También asombra el caos del tráfico, que me recuerda a El Cairo. En ambas ciudades tienes la sensación de que la vida humana vale muy poco; la sensación se inseguridad viene dada porque aquí no importa de qué color esté el semáforo. En cualquier momento pueden embestirte, por la izquierda o la derecha, motos silenciosas o ciclistas que circulan en sentido contrario. El tránsito de coches, motos, bicis y rickshaws prácticamente se regula a sí mismo, las normas básicas de circulación son muy laxas, y para integrarte debes hacer como ellos: lanzarte a correr por las grandes avenidas, esquivando a los vehículos o siguiendo a los autóctonos.
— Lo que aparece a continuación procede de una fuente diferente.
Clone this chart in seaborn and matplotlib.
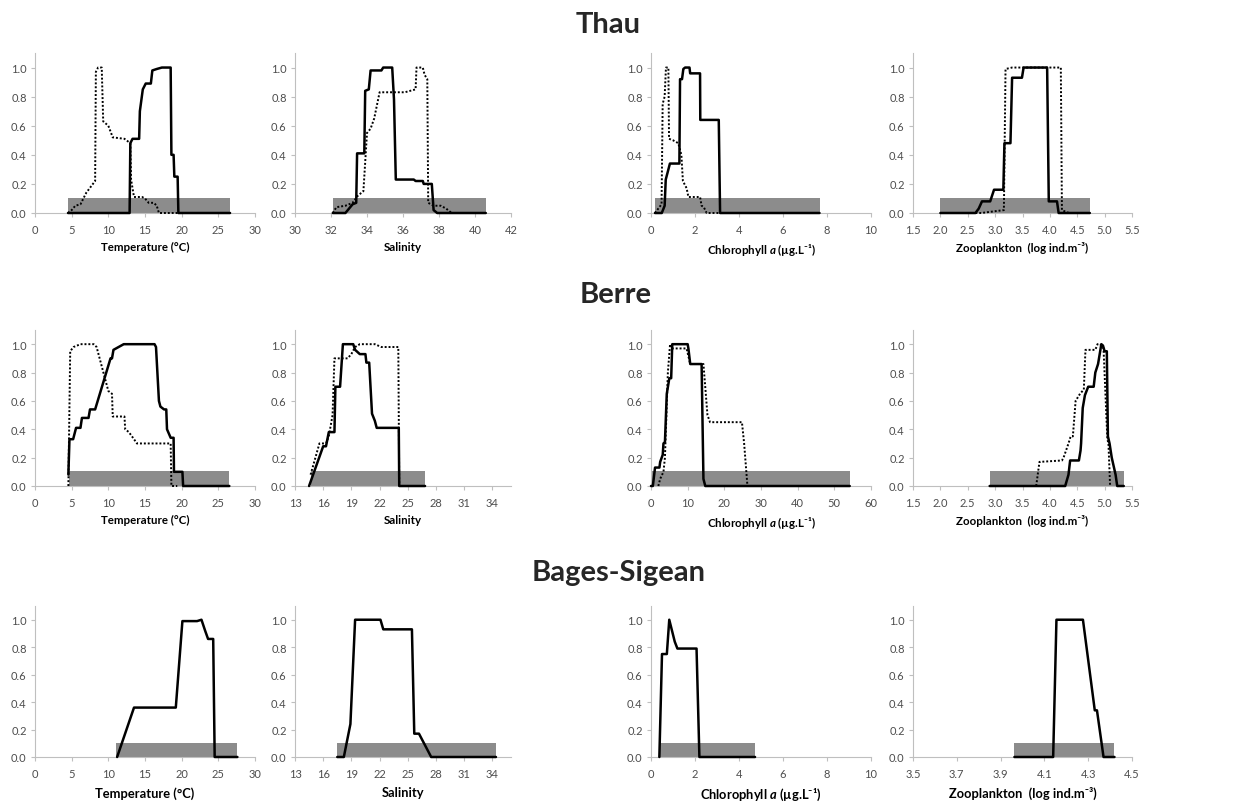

Entre otras lecturas que me acompañan en este viaje se encuentra el relato del viaje a la China del escritor Vicente Blasco Ibáñez, englobado en su libro La vuelta al mundo de un novelista. Resulta muy interesante leer las descripciones que realiza de Shanghai, a la que llega en 1923, en una época en la que el país había terminado hacía unos años con la última dinastía de emperadores. Blasco Ibáñez llega a bordo de un barco surcando el río Yangtzé, el río Azul. Eso sí que era una aventura. En aquel Shanghai de principios del siglo XX pululaban cortesanas con sus vestidos floreados y sus caras de muñequitas de porcelana; frailes y sacerdotes ingleses, norteamericanos, franceses o españoles destinados a extender la propaganda católica o la protestante; cónsules, profesores, escritores, leprosos y mendigos. Sólo unos años después de su visita, la ciudad ya ostentaría el título de quinta ciudad más grande del mundo y hogar de 70.000 extranjeros.

Mucho ha cambiado Shanghai, aunque en esencia sea la misma. Ahora a nosotros se nos antoja también explorar un poco de la región del Yangtzé, así que cogemos un tren hasta Suzhou, que nos concede un respiro a la locura de la metrópoli. Comprar un billete por cuenta propia ya es en sí una hazaña, pero esta… ya es otra historia.